I bang on at length about ideal customers – if you’re trying to help everybody, you’ll find growing your business an uphill struggle.  The most important part of your business plan is to have one or more detailed client avatars.  This gives you focus and makes finding your potential clients in the places they gather and then giving them exactly what they really need.

Know their challenges

Go and sit in your ideal client’s seat.  What are they having to deal with?  What are the challenges they face?

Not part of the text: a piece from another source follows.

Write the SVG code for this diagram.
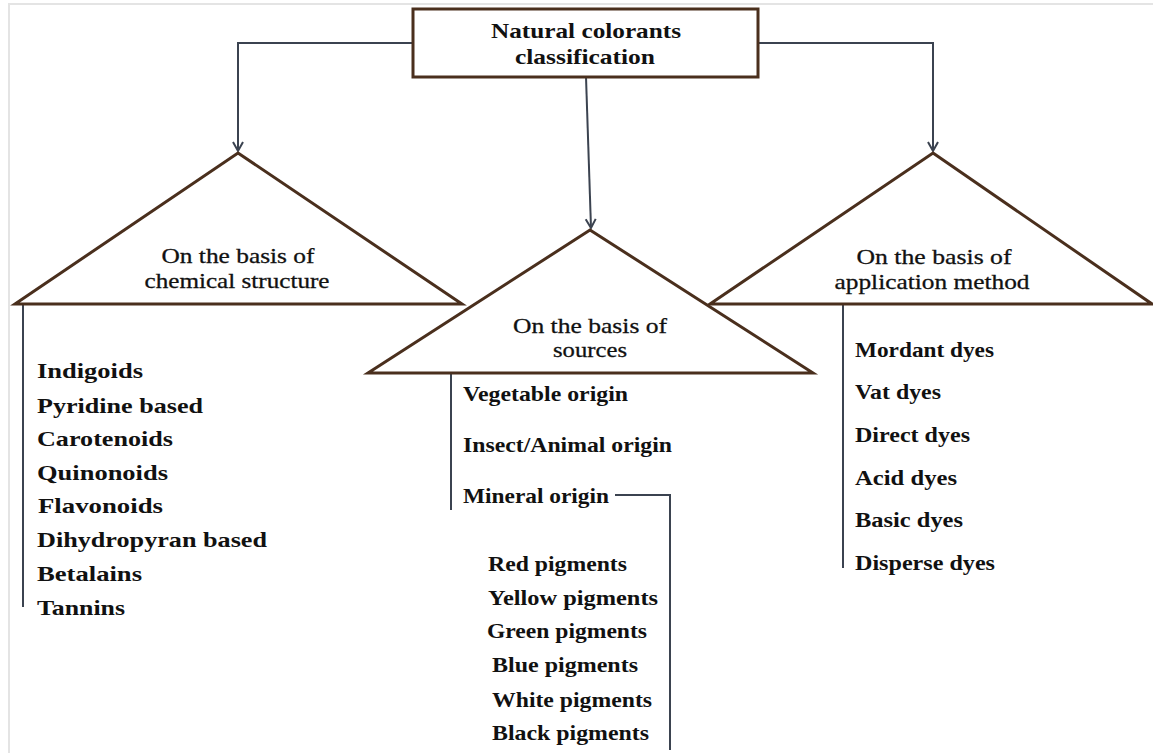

What keeps them awake at night?  When you’ve got a clear idea of the answers you’ve got the gold nuggets that will help you to craft the offers that will have them falling gratefully into your hands.

Understand how you can help them

Look at each of your services or products and test it against how it helps your potential clients with their issues and problems.  Not what it DOES, but what they GET from having it.  Known in the sales business as ‘benefits’, these are really solutions to their problems. 

When you’re generating benefits, remember the key phrase ‘So what?’  If what you’ve listed as a benefit can be challenged by ‘So what?’ you have not yet arrived at the benefit, you’re still talking about advantages – keep going!

This is the foundation for your promotion.  When you’re talking to ideal clients (or people who might refer you to an ideal client) you should be focused on their problems and outcomes, not what you do (HINT: they don’t care what you do!).

Educate

When you’ve got your benefits clear, it’s time to talk about them.  When you go to networking events or meet business connections and you’re asked ‘what do you do?’ use these benefits to educate people.  I find it works well to tell a story about a (fictitious) client who experienced a typical problem, then got the service or product you’re offering and got all these amazing outcomes (the benefits).

If your listener either has similar problems or knows someone who does, they’ll join up the dots really quickly!

So your USP isn’t really about what you’re offering – it’s what the recipient gets in the way of results.